Examine the material below and count the lines that hold the word "draw". Report only the number.

##### Supplied records

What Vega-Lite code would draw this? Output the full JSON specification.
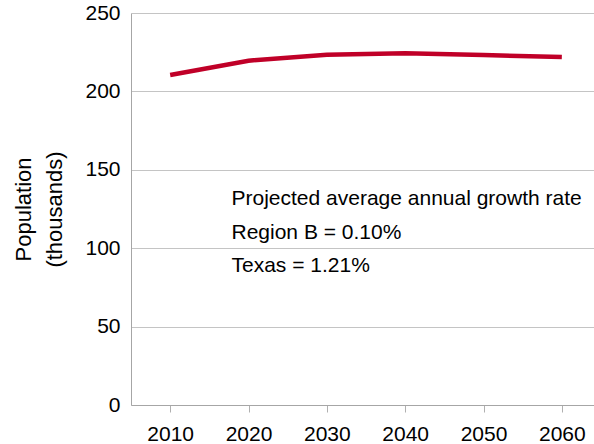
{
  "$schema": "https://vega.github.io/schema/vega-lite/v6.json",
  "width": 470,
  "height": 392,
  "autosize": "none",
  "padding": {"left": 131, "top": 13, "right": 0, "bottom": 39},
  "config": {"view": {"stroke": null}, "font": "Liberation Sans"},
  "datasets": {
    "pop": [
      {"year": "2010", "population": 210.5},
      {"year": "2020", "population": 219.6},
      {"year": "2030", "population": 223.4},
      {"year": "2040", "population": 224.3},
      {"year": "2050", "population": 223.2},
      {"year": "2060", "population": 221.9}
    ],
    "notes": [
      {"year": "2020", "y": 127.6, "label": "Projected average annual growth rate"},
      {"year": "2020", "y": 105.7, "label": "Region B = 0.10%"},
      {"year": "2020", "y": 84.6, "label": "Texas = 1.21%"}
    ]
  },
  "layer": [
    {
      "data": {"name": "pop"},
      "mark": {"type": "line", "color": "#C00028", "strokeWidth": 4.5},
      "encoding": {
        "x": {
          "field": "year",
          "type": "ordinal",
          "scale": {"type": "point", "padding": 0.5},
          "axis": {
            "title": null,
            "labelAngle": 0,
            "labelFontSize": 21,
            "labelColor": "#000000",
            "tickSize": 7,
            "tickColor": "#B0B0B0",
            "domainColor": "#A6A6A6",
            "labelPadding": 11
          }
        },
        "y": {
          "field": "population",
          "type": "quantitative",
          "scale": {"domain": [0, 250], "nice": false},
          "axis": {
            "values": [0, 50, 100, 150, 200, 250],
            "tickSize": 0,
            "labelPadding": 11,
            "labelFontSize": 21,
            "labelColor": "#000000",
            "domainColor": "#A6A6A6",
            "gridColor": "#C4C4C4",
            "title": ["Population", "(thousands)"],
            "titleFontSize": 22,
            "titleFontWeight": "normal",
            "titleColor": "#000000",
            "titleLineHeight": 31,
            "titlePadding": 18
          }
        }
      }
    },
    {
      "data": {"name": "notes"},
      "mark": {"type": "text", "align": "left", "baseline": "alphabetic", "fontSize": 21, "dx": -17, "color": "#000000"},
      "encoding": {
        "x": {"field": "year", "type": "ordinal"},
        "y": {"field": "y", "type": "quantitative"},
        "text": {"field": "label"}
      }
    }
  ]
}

##########
##### Supplied records

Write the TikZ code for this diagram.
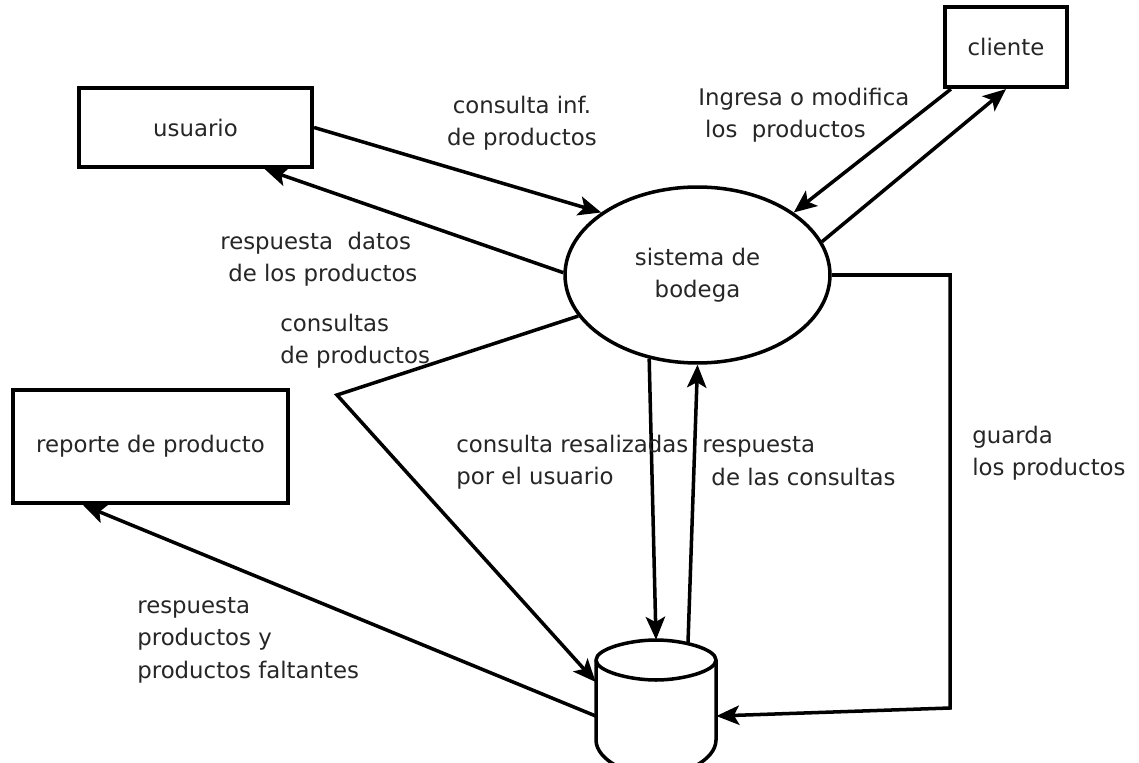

##########
##### Supplied records

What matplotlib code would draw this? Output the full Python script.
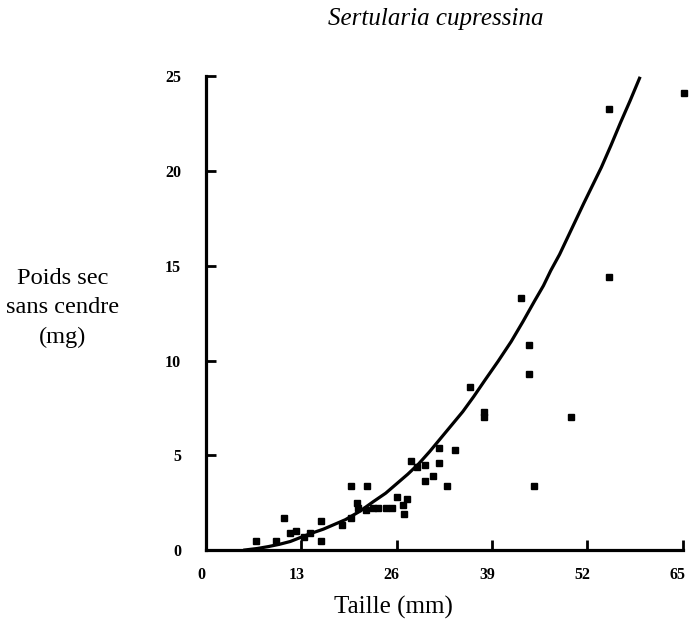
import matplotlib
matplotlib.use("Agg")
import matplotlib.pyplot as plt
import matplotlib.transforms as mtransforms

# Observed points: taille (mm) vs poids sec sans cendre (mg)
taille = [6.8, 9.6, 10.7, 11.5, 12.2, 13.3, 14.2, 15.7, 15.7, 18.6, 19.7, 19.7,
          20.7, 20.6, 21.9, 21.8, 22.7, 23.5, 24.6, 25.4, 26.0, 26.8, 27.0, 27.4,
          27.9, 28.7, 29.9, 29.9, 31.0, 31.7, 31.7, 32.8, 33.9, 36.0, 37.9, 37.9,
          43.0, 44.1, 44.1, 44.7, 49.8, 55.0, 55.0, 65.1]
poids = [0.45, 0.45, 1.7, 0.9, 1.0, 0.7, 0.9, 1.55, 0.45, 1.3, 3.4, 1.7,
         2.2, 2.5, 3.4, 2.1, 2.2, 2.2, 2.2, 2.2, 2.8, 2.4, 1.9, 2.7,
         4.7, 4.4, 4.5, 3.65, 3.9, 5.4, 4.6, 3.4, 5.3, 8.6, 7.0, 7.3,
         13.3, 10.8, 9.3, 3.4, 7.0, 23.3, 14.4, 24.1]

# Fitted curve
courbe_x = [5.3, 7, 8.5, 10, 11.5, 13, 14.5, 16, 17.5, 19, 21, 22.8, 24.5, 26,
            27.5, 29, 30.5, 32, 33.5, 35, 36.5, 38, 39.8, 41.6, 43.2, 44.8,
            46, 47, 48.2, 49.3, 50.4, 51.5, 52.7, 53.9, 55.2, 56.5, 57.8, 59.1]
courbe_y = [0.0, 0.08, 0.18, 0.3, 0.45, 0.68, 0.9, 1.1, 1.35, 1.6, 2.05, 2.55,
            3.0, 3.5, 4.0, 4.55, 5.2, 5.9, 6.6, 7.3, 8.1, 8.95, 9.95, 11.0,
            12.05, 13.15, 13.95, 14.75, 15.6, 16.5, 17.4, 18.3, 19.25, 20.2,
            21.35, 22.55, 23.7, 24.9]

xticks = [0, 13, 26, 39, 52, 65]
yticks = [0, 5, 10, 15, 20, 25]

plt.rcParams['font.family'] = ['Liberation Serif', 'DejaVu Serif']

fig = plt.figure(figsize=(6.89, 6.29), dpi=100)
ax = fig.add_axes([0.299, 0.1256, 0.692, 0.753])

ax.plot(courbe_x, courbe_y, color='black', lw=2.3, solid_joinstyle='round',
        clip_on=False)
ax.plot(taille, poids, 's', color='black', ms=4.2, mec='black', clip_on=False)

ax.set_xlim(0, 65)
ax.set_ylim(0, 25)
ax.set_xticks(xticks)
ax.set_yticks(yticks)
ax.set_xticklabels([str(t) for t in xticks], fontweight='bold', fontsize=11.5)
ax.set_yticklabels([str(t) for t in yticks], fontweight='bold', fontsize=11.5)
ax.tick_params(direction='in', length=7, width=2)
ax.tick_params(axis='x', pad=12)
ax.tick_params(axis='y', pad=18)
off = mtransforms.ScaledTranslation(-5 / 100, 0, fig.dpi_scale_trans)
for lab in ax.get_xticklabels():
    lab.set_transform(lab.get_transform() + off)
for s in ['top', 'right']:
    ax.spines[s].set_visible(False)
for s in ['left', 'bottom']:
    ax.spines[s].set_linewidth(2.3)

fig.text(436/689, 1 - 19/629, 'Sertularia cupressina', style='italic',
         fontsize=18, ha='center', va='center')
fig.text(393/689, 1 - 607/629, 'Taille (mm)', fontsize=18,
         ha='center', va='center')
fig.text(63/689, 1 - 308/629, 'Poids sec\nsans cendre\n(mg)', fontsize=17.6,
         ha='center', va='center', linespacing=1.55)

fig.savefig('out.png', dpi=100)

##########

▶ **The solution**
2